Ninety percent of the human population, give or take, already regards the automobile as an appliance. At best. The Petersen Automotive Museum, newly emerged from the most radical of transformations, is the 10 percent showing the 90 percent why it isn’t.
Since it closed in October 2014 they said they’d finish this place by early December. And by God, the bastards pulled it off: precious few believed that in 14 months the fine folks of the Petersen Automotive Museum could gut the bones of the Seibu Department Store and kick out the cutesy dioramas and old-timey gas pumps, Pontiac logos, Fifties chrome dreamboats parked in front of a speed shop to the dulcet tones of Buddy Holly and The Big Bopper, a place where The Music Never Died, all yours to behold for $20 a pop.
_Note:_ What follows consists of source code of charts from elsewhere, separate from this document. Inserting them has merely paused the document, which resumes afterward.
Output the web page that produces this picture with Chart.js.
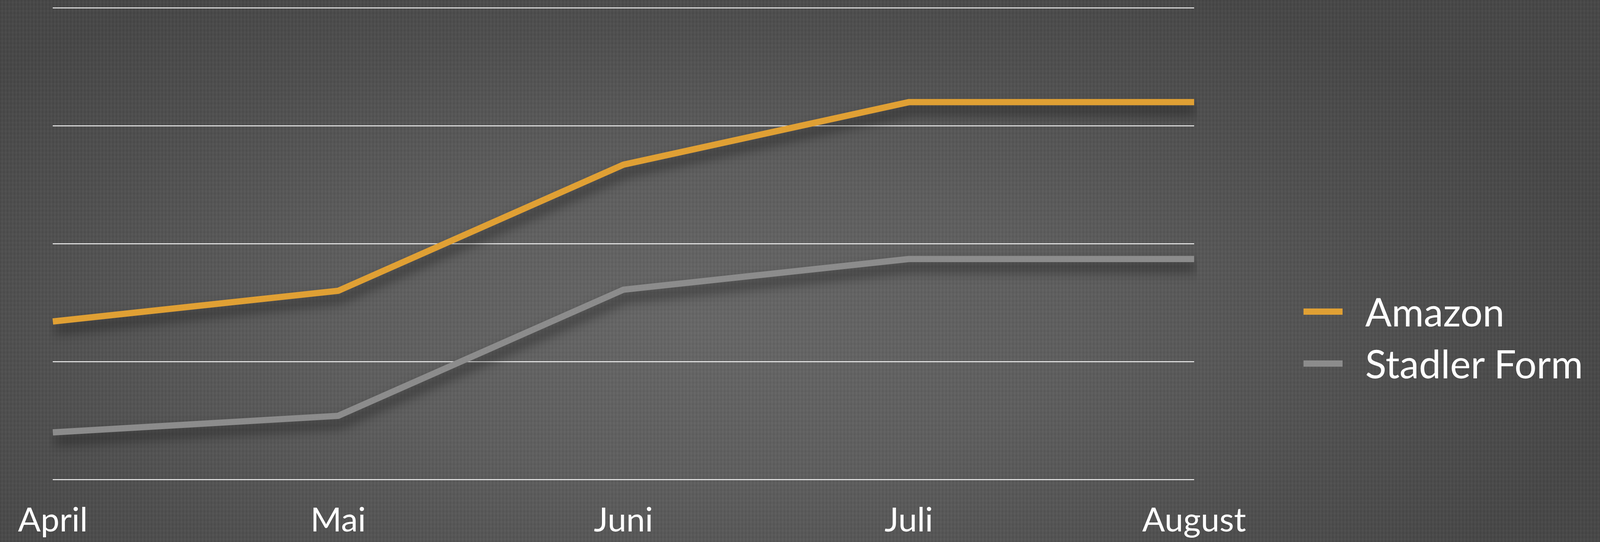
<!DOCTYPE html>
<html>
<head>
<meta charset="utf-8">
<script src="https://cdn.jsdelivr.net/npm/chart.js@4.4.1/dist/chart.umd.min.js"></script>
<style>
    html, body {
        margin: 0;
        padding: 0;
    }
    body {
        width: 100vw;
        height: 100vh;
        overflow: hidden;
        background:
            repeating-linear-gradient(90deg, rgba(0,0,0,0.05) 0px, rgba(0,0,0,0) 3px, rgba(255,255,255,0.03) 5px, rgba(0,0,0,0) 9px),
            repeating-linear-gradient(0deg, rgba(0,0,0,0.03) 0px, rgba(0,0,0,0) 4px, rgba(255,255,255,0.02) 7px, rgba(0,0,0,0) 11px),
            radial-gradient(ellipse 58% 72% at 44% 60%, #666666 0%, #5d5d5d 40%, #4e4e4e 75%, #464646 100%);
        font-family: Lato, "Open Sans", sans-serif;
    }
    #wrap {
        position: absolute;
        left: 0;
        top: 0;
        width: 100vw;
        height: 100vh;
    }
    #legend {
        position: absolute;
        top: 731px;
        color: #ffffff;
        font-size: 100px;
        line-height: 133px;
    }
    .item {
        display: flex;
        align-items: center;
        height: 133px;
        white-space: nowrap;
    }
    .swatch {
        width: 100px;
        height: 16px;
        margin-right: 58px;
    }
</style>
</head>
<body>
<div id="wrap"><canvas id="chart"></canvas></div>
<div id="legend"></div>
<script>
// Data
const months = ['April', 'Mai', 'Juni', 'Juli', 'August'];
const seriesNames = ['Amazon', 'Stadler Form'];
const amazon = [1.34, 1.60, 2.67, 3.20, 3.20];
const stadlerForm = [0.40, 0.54, 1.61, 1.87, 1.87];
const seriesColors = ['#e0a034', '#8c8c8c'];

// layout is laid out for a 4158px wide slide, scaled to the actual window
const fx = window.innerWidth / 4158;

// soft drop shadow under the lines
const lineShadow = {
    id: 'lineShadow',
    beforeDatasetsDraw(chart) {
        const ctx = chart.ctx;
        ctx.save();
        ctx.shadowColor = 'rgba(0, 0, 0, 0.55)';
        ctx.shadowBlur = 30;
        ctx.shadowOffsetX = 5;
        ctx.shadowOffsetY = 20;
    },
    afterDatasetsDraw(chart) {
        chart.ctx.restore();
    }
};

const ctx = document.getElementById('chart');

const chart = new Chart(ctx, {
    type: 'line',
    data: {
        labels: months,
        datasets: [
            {
                label: seriesNames[0],
                data: amazon,
                borderColor: seriesColors[0],
                backgroundColor: seriesColors[0],
                borderWidth: 16,
                pointRadius: 0,
                tension: 0,
                fill: false
            },
            {
                label: seriesNames[1],
                data: stadlerForm,
                borderColor: seriesColors[1],
                backgroundColor: seriesColors[1],
                borderWidth: 16,
                pointRadius: 0,
                tension: 0,
                fill: false
            }
        ]
    },
    options: {
        responsive: true,
        maintainAspectRatio: false,
        animation: false,
        devicePixelRatio: 1,
        layout: {
            padding: {
                left: Math.round(119 * fx),
                right: Math.round(window.innerWidth - 3103 * fx),
                top: 20,
                bottom: 0
            }
        },
        plugins: {
            legend: { display: false },
            tooltip: { enabled: false }
        },
        scales: {
            x: {
                offset: false,
                grid: { display: false },
                border: { display: false },
                ticks: {
                    color: '#ffffff',
                    padding: 46,
                    maxRotation: 0,
                    autoSkip: false,
                    font: { family: 'Lato, "Open Sans", sans-serif', size: 86 }
                },
                afterFit(scale) {
                    scale.height = 160;
                }
            },
            y: {
                min: 0,
                max: 4,
                grid: {
                    color: 'rgba(255, 255, 255, 0.9)',
                    lineWidth: 2.5,
                    drawTicks: false
                },
                border: { display: false },
                ticks: { display: false, stepSize: 1 },
                afterFit(scale) {
                    scale.width = 0;
                }
            }
        }
    },
    plugins: [lineShadow]
});

// legend built from the series names and colours
const legendEl = document.getElementById('legend');
legendEl.style.left = Math.round(3388 * fx) + 'px';
seriesNames.forEach((name, i) => {
    const row = document.createElement('div');
    row.className = 'item';
    const sw = document.createElement('span');
    sw.className = 'swatch';
    sw.style.background = seriesColors[i];
    const txt = document.createElement('span');
    txt.textContent = name;
    row.appendChild(sw);
    row.appendChild(txt);
    legendEl.appendChild(row);
});
</script>
</body>
</html>
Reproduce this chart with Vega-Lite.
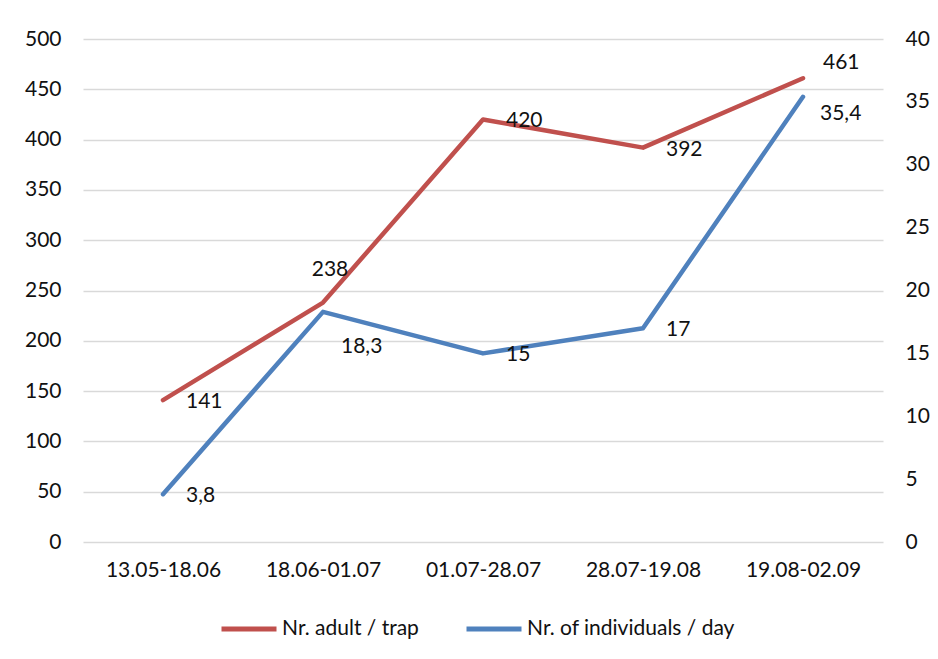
{
  "$schema": "https://vega.github.io/schema/vega-lite/v6.json",
  "width": 800,
  "height": 503,
  "autosize": {"type": "none"},
  "padding": {"left": 83, "top": 39, "right": 55, "bottom": 117},
  "background": "white",
  "config": {
    "font": "Lato",
    "view": {"stroke": null},
    "locale": {"number": {"decimal": ",", "thousands": ".", "grouping": [3], "currency": ["", " €"]}},
    "axis": {"labelFont": "Lato", "labelFontSize": 21, "labelColor": "#111", "domain": false, "ticks": false, "title": null, "gridColor": "#d9d9d9", "gridWidth": 1.5},
    "legend": {"labelFont": "Lato", "labelFontSize": 21, "labelColor": "#111", "labelLimit": 400}
  },
  "data": {
    "values": [
      {"period": "13.05-18.06", "series": "Nr. adult / trap", "value": 141},
      {"period": "18.06-01.07", "series": "Nr. adult / trap", "value": 238},
      {"period": "01.07-28.07", "series": "Nr. adult / trap", "value": 420},
      {"period": "28.07-19.08", "series": "Nr. adult / trap", "value": 392},
      {"period": "19.08-02.09", "series": "Nr. adult / trap", "value": 461},
      {"period": "13.05-18.06", "series": "Nr. of individuals / day", "value": 3.8},
      {"period": "18.06-01.07", "series": "Nr. of individuals / day", "value": 18.3},
      {"period": "01.07-28.07", "series": "Nr. of individuals / day", "value": 15},
      {"period": "28.07-19.08", "series": "Nr. of individuals / day", "value": 17},
      {"period": "19.08-02.09", "series": "Nr. of individuals / day", "value": 35.4}
    ]
  },
  "encoding": {
    "x": {
      "field": "period", "type": "nominal", "sort": null,
      "scale": {"type": "point", "padding": 0.5},
      "axis": {"labelAngle": 0, "labelPadding": 17, "grid": false}
    }
  },
  "layer": [
    {
      "transform": [{"filter": "datum.series == 'Nr. adult / trap'"}],
      "encoding": {
        "y": {
          "field": "value", "type": "quantitative",
          "scale": {"domain": [0, 500], "nice": false},
          "axis": {"orient": "left", "values": [0, 50, 100, 150, 200, 250, 300, 350, 400, 450, 500], "labelPadding": 22, "grid": true}
        }
      },
      "layer": [
        {
          "mark": {"type": "line", "strokeWidth": 4.5, "strokeCap": "round", "strokeJoin": "round"},
          "encoding": {
            "color": {
              "field": "series", "type": "nominal",
              "scale": {"domain": ["Nr. adult / trap", "Nr. of individuals / day"], "range": ["#C0504D", "#4F81BD"]},
              "legend": {"title": null, "orient": "none", "direction": "horizontal", "legendX": 136, "legendY": 560, "symbolType": "stroke", "symbolSize": 3025, "symbolStrokeWidth": 5, "labelOffset": 3, "columnPadding": 37}
            }
          }
        },
        {
          "transform": [{"filter": "datum.period != '18.06-01.07' && datum.period != '19.08-02.09'"}],
          "mark": {"type": "text", "align": "left", "baseline": "middle", "dx": 23, "dy": 2, "fontSize": 21, "color": "#111"},
          "encoding": {"text": {"field": "value", "type": "quantitative", "format": "~g"}}
        },
        {
          "transform": [{"filter": "datum.period == '18.06-01.07'"}],
          "mark": {"type": "text", "align": "center", "baseline": "middle", "dx": 7, "dy": -33, "fontSize": 21, "color": "#111"},
          "encoding": {"text": {"field": "value", "type": "quantitative", "format": "~g"}}
        },
        {
          "transform": [{"filter": "datum.period == '19.08-02.09'"}],
          "mark": {"type": "text", "align": "left", "baseline": "middle", "dx": 20, "dy": -15, "fontSize": 21, "color": "#111"},
          "encoding": {"text": {"field": "value", "type": "quantitative", "format": "~g"}}
        }
      ]
    },
    {
      "transform": [{"filter": "datum.series == 'Nr. of individuals / day'"}],
      "encoding": {
        "y": {
          "field": "value", "type": "quantitative",
          "scale": {"domain": [0, 40], "nice": false},
          "axis": {"orient": "right", "values": [0, 5, 10, 15, 20, 25, 30, 35, 40], "labelPadding": 22, "grid": false}
        }
      },
      "layer": [
        {
          "mark": {"type": "line", "strokeWidth": 4.5, "strokeCap": "round", "strokeJoin": "round"},
          "encoding": {
            "color": {"field": "series", "type": "nominal"}
          }
        },
        {
          "transform": [{"filter": "datum.period != '18.06-01.07' && datum.period != '19.08-02.09'"}],
          "mark": {"type": "text", "align": "left", "baseline": "middle", "dx": 23, "dy": 2, "fontSize": 21, "color": "#111"},
          "encoding": {"text": {"field": "value", "type": "quantitative", "format": "~g"}}
        },
        {
          "transform": [{"filter": "datum.period == '18.06-01.07'"}],
          "mark": {"type": "text", "align": "left", "baseline": "middle", "dx": 18, "dy": 35, "fontSize": 21, "color": "#111"},
          "encoding": {"text": {"field": "value", "type": "quantitative", "format": "~g"}}
        },
        {
          "transform": [{"filter": "datum.period == '19.08-02.09'"}],
          "mark": {"type": "text", "align": "left", "baseline": "middle", "dx": 17, "dy": 17, "fontSize": 21, "color": "#111"},
          "encoding": {"text": {"field": "value", "type": "quantitative", "format": "~g"}}
        }
      ]
    }
  ],
  "resolve": {"scale": {"y": "independent"}}
}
But they did to the tune of $125 million. And they put up 80,000 square feet of red aluminum siding, 866 computer-controlled exterior LED fixtures, 308 segments of aluminum ribbons weighing 100 tons total, rendered in Pantone 187C “Hot Rod Red” paint allegedly inspired by the color of vintage Ferraris—of course!—that took 60 truckloads to haul from Kansas City to Los Angeles and which glow eerily red at night like brains.
What we have lost. Fortunately, the The Dog Cafe now resides at a beautiful North Hollywood bar called Idle Hour.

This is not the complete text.